**Your task**
Every line from the start of the entries up to and including the one bearing "years = list(range(1960, 2009))" must be printed verbatim, without the pictures.

**Stored data**
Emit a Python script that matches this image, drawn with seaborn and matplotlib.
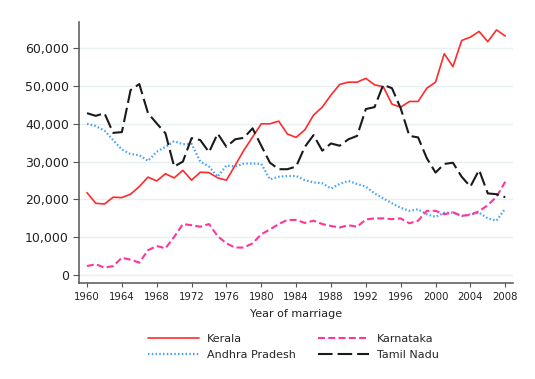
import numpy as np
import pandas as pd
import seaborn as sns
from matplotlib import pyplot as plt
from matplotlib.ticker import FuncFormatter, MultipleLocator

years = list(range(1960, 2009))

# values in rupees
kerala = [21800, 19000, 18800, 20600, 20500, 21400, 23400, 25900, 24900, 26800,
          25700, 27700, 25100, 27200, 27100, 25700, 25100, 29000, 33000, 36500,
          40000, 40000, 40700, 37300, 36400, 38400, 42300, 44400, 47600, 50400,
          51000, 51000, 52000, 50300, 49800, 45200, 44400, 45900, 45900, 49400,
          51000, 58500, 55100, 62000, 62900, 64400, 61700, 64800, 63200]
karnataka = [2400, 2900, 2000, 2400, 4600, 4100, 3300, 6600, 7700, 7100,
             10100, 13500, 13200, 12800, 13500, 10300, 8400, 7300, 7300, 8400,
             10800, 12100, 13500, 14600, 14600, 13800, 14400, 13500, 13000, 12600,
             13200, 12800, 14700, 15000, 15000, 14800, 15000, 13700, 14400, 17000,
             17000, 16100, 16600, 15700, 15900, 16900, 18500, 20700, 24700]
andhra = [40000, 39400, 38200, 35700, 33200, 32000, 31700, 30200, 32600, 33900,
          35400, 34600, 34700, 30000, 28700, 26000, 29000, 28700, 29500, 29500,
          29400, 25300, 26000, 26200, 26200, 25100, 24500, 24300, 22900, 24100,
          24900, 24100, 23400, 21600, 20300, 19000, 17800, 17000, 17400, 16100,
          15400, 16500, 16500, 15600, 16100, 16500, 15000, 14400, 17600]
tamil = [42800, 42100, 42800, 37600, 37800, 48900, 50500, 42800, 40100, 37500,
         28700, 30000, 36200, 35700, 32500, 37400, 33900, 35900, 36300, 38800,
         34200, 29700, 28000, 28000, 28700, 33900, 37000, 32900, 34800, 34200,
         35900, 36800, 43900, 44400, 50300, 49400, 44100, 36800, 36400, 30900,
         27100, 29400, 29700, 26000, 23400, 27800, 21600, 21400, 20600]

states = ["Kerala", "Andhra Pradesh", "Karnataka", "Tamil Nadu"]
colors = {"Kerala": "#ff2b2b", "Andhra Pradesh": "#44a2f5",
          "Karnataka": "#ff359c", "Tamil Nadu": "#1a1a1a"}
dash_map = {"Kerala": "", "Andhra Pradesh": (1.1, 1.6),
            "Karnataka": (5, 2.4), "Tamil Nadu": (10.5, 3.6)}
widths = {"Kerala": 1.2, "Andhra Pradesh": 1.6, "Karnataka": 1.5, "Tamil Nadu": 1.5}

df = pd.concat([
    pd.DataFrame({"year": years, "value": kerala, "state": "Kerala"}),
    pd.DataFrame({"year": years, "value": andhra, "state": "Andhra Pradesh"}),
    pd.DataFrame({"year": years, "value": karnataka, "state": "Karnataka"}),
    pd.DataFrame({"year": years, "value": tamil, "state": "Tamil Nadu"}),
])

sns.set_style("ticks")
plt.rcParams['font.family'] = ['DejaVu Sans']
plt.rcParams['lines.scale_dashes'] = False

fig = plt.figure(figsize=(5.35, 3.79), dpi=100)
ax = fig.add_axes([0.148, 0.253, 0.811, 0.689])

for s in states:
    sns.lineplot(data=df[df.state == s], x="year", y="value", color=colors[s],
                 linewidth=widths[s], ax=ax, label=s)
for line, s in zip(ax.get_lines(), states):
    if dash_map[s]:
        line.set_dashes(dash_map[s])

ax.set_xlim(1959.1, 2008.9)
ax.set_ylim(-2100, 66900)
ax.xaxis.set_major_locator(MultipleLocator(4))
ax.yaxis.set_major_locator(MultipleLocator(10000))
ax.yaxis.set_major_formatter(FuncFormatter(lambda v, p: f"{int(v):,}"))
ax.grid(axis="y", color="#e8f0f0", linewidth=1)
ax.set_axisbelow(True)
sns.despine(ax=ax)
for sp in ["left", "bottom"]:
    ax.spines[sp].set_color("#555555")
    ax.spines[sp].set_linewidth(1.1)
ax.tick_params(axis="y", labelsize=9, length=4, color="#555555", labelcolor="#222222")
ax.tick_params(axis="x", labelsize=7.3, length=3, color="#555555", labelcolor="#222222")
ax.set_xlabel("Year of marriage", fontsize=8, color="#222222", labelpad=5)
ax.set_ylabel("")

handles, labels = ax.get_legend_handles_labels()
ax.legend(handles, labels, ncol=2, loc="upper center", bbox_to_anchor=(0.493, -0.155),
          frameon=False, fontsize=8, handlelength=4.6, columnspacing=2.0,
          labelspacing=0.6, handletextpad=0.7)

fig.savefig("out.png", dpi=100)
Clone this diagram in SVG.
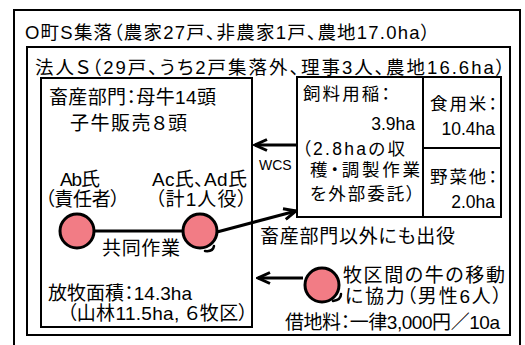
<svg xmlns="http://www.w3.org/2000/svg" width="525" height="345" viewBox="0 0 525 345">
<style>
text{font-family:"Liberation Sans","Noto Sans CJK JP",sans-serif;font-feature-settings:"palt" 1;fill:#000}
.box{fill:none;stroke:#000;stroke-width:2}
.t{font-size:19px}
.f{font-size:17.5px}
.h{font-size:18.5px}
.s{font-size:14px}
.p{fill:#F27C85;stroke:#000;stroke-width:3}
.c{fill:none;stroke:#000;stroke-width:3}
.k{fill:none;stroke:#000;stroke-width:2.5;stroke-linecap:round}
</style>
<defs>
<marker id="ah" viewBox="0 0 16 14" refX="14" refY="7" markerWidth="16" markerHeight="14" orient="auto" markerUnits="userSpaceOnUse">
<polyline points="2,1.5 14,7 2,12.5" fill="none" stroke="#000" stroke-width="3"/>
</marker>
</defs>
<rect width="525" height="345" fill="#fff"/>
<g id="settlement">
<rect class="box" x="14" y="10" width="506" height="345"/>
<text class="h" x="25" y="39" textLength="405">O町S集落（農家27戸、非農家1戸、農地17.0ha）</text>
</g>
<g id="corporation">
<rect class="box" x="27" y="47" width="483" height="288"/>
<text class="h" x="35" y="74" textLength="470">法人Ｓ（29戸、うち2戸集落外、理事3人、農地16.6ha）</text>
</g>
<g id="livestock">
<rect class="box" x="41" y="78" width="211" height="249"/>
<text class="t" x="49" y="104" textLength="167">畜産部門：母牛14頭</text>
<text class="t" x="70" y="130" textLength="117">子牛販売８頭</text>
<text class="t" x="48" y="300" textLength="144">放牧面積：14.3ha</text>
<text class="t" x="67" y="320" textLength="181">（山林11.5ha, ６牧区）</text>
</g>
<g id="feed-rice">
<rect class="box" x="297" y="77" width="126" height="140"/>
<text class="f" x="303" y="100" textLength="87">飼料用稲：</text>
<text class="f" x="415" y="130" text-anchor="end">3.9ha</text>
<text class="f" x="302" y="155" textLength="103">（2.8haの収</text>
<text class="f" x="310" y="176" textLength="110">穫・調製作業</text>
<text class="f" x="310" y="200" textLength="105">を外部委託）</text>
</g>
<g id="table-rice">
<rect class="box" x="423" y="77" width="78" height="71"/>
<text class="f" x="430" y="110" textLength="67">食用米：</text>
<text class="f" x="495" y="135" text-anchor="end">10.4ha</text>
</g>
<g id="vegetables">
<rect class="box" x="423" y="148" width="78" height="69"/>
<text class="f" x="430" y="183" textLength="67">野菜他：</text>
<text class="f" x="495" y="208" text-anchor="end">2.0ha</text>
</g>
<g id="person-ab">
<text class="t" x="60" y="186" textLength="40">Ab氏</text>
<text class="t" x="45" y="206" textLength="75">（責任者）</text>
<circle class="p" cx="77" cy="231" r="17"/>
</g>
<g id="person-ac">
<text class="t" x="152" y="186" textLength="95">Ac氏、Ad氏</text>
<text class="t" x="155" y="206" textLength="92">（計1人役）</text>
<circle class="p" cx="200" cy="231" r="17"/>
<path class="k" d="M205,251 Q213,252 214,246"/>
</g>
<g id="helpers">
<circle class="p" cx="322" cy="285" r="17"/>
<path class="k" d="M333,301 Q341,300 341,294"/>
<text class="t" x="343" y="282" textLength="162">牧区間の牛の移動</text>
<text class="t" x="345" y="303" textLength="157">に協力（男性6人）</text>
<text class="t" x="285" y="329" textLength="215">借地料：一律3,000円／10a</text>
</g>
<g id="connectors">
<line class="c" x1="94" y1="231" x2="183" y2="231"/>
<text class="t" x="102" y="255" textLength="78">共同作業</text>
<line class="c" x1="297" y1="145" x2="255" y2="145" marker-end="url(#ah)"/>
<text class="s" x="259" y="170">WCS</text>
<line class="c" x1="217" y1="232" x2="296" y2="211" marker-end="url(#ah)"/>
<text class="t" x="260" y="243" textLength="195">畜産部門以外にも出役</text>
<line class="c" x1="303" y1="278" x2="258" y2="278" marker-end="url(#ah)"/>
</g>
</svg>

**Written answer**
Emit a Python script that matches this image, drawn with seaborn and matplotlib.
import numpy as np
import pandas as pd
import seaborn as sns
from matplotlib import pyplot as plt
from matplotlib.ticker import FuncFormatter, MultipleLocator

years = list(range(1960, 2009))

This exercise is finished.